TL;DR: Design system governance enterprise work is the operating model that keeps components, tokens, documentation, and shipped UI aligned across large product teams. The winning model is rarely pure central control or pure committee work. It is a small core team with named product champions, clear decision rights, release rules, adoption data, and an exception path teams can trust.
- Use governance to decide who owns components, who approves change, and how exceptions expire.
- Track adoption, component detachment, token overrides, accessibility defects, and release health.
- Pick centralized, federated, or hybrid governance based on product sprawl, team maturity, and engineering support.
- Treat the design system like product infrastructure, not a static UI kit.
Design system governance enterprise teams need more than a shared Figma library. They need a decision system. Without one, the design system becomes a suggestion box: designers detach components, engineers fork patterns, product teams ship near-duplicates, and leadership wonders why the “single source of truth” feels optional.
We see this pattern in enterprise UX work all the time. The first version of a system earns applause because it cleans up visible mess. The second phase is harder because adoption, ownership, accessibility, documentation, and code parity all have to work at once. That is governance.
At DesignX, our bias is simple: governance should reduce friction for good decisions. If it only adds meetings, teams route around it.
Design system governance enterprise teams should define before scaling
Governance is the set of rules, roles, rituals, and metrics that keep a design system useful after launch. It answers six questions:
- Who owns the system roadmap?
- Who can approve a new component, token, variant, or breaking change?
- How does a product team request a pattern the system does not cover?
- What quality gates must a contribution pass before release?
- How are teams told about changes, migration work, and deprecations?
- Which data proves the system is used in shipped products?
The mistake is treating governance as bureaucracy. Good governance is closer to product management.

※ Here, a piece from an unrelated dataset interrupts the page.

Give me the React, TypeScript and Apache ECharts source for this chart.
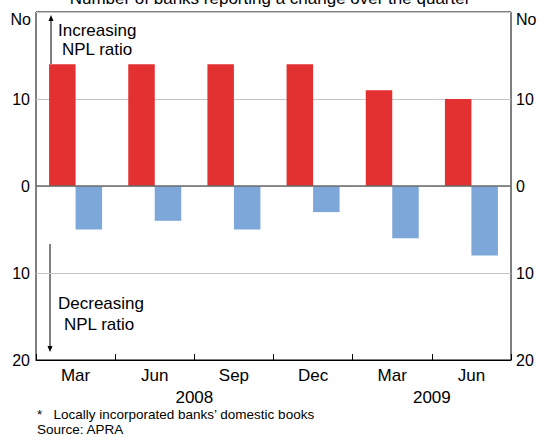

It turns scattered requests into a backlog, gives teams a path for edge cases, and protects the system from slow decay.
The 2026 zeroheight Design Systems Report gives useful context. It surveyed 147 design system practitioners, with 39% from companies above 5,000 employees and 25% from companies between 1,000 and 5,000 employees. The same report found 83% of organizations had a dedicated design system team in 2026, up from 78% in 2025, yet 61% of design system teams said they did not have enough people to meet their goals. That gap is where governance matters. A team can have a design system function and still be outmatched by enterprise demand.
For DesignX clients with large catalogs, multi-brand portfolios, or complex B2B workflows, this is familiar. Our Klein Tools work involved a product catalog ecosystem with 40,000+ SKUs, where consistency had to survive real dealer, product, and content constraints. Enterprise systems fail when the model assumes every team works from a clean canvas.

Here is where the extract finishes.